__Work to complete__
Can you find the lines of the listing that include "this" and copy every one?

__Rows from a dataset of charts and code__
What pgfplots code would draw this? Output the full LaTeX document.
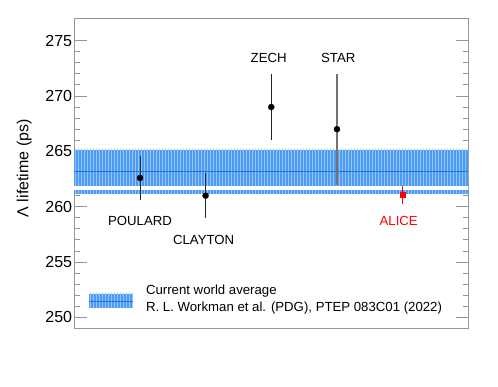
\documentclass[border=0pt]{standalone}
\usepackage{fontspec}
\setmainfont{Liberation Sans}
\usepackage{pgfplots}
\pgfplotsset{compat=1.18}
\usetikzlibrary{patterns}
\definecolor{bandblue}{RGB}{75,155,245}
\definecolor{bandlight}{RGB}{150,198,252}
\definecolor{bandline}{RGB}{30,115,225}
\definecolor{framegray}{RGB}{150,150,150}
\begin{document}
\begin{tikzpicture}
\path (0pt,0pt) rectangle (498pt,387pt);
\begin{axis}[
  at={(74.3pt,58.5pt)}, anchor=south west,
  scale only axis, width=394pt, height=310pt,
  xmin=0, xmax=6, ymin=249, ymax=277,
  axis line style={framegray, line width=0.9pt},
  xtick=\empty,
  minor xtick={0,0.25,...,6},
  ytick={250,255,...,275},
  minor y tick num=4,
  tick style={framegray, line width=0.9pt},
  major tick length=12.5pt, minor tick length=5.5pt,
  tick align=inside,
  /pgf/number format/assume math mode=true,
  yticklabel style={font=\fontsize{16}{18}\selectfont, inner sep=0pt, xshift=-2pt},
  ylabel={Λ lifetime (ps)},
  every axis y label/.style={at={(axis description cs:-0.127,0.517)}, rotate=90, anchor=center, font=\fontsize{16}{18}\selectfont},
  clip=false,
]
% world average band
\addplot[draw=none, fill=bandblue] coordinates {(0,261.15) (6,261.15) (6,265.15) (0,265.15)} -- cycle;
\addplot[draw=none, pattern=vertical lines, pattern color=bandlight] coordinates {(0,261.15) (6,261.15) (6,265.15) (0,265.15)} -- cycle;
\addplot[draw=none, fill=white] coordinates {(0,261.52) (6,261.52) (6,261.86) (0,261.86)} -- cycle;
\addplot[bandline, line width=1pt] coordinates {(0,263.17) (6,263.17)};
% legend box
\addplot[draw=none, fill=bandblue] coordinates {(0.224,250.87) (0.894,250.87) (0.894,252.15) (0.224,252.15)} -- cycle;
\addplot[draw=none, pattern=vertical lines, pattern color=bandlight] coordinates {(0.224,250.87) (0.894,250.87) (0.894,252.15) (0.224,252.15)} -- cycle;
\addplot[bandline, line width=0.8pt] coordinates {(0.224,251.45) (0.894,251.45)};
% measurements
\addplot[only marks, mark=*, mark size=3pt, black,
  error bars/.cd, y dir=both, y explicit, error bar style={black!85, line width=0.8pt}, error mark=none]
  coordinates {(1,262.6) +- (0,2.0) (2,261.0) +- (0,2.0) (3,269.0) +- (0,3.0)};
\addplot[only marks, mark=*, mark size=3pt, black,
  error bars/.cd, y dir=both, y explicit, error bar style={black!55, line width=1.1pt}, error mark=none]
  coordinates {(4,267.0) +- (0,5.0)};
\addplot[only marks, mark=square*, mark size=2.8pt, red,
  error bars/.cd, y dir=both, y explicit, error bar style={red, line width=0.8pt}, error mark=none]
  coordinates {(5,261.07) +- (0,0.8)};
% labels
\node[font=\fontsize{13.2}{15}\selectfont] at (axis cs:1.0,258.75) {POULARD};
\node[font=\fontsize{13.2}{15}\selectfont] at (axis cs:1.97,257.0) {CLAYTON};
\node[font=\fontsize{13.2}{15}\selectfont] at (axis cs:2.96,273.45) {ZECH};
\node[font=\fontsize{13.2}{15}\selectfont] at (axis cs:4.02,273.45) {STAR};
\node[font=\fontsize{13.2}{15}\selectfont, red] at (axis cs:4.94,258.7) {ALICE};
\node[font=\fontsize{13.2}{15}\selectfont, anchor=west, inner sep=0pt] at (axis cs:1.09,252.35) {Current world average};
\node[font=\fontsize{13.2}{15}\selectfont, anchor=west, inner sep=0pt] at (axis cs:1.09,250.8) {R. L. Workman et al. (PDG), PTEP 083C01 (2022)};
\end{axis}
\end{tikzpicture}
\end{document}
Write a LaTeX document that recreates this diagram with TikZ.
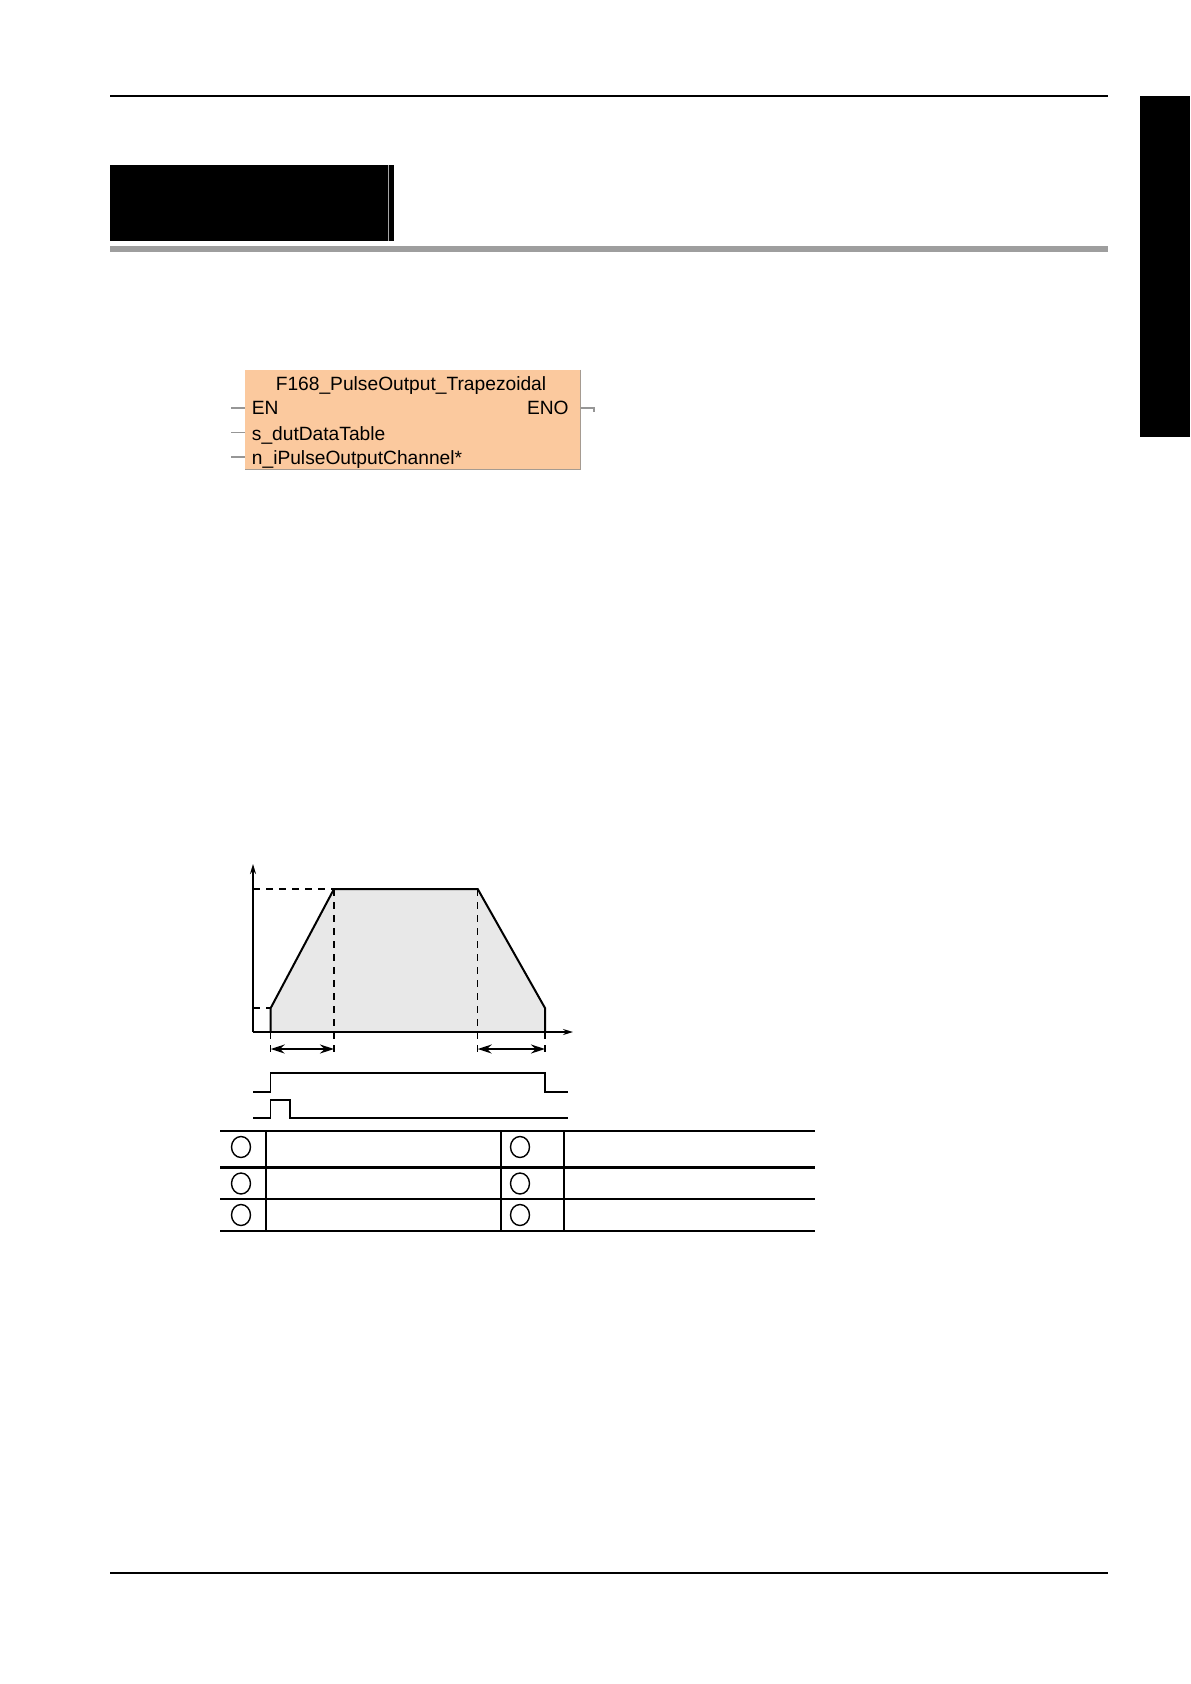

__Exercise output__
What pgfplots code would draw this? Output the full LaTeX document.
Write a LaTeX document that recreates this diagram with TikZ.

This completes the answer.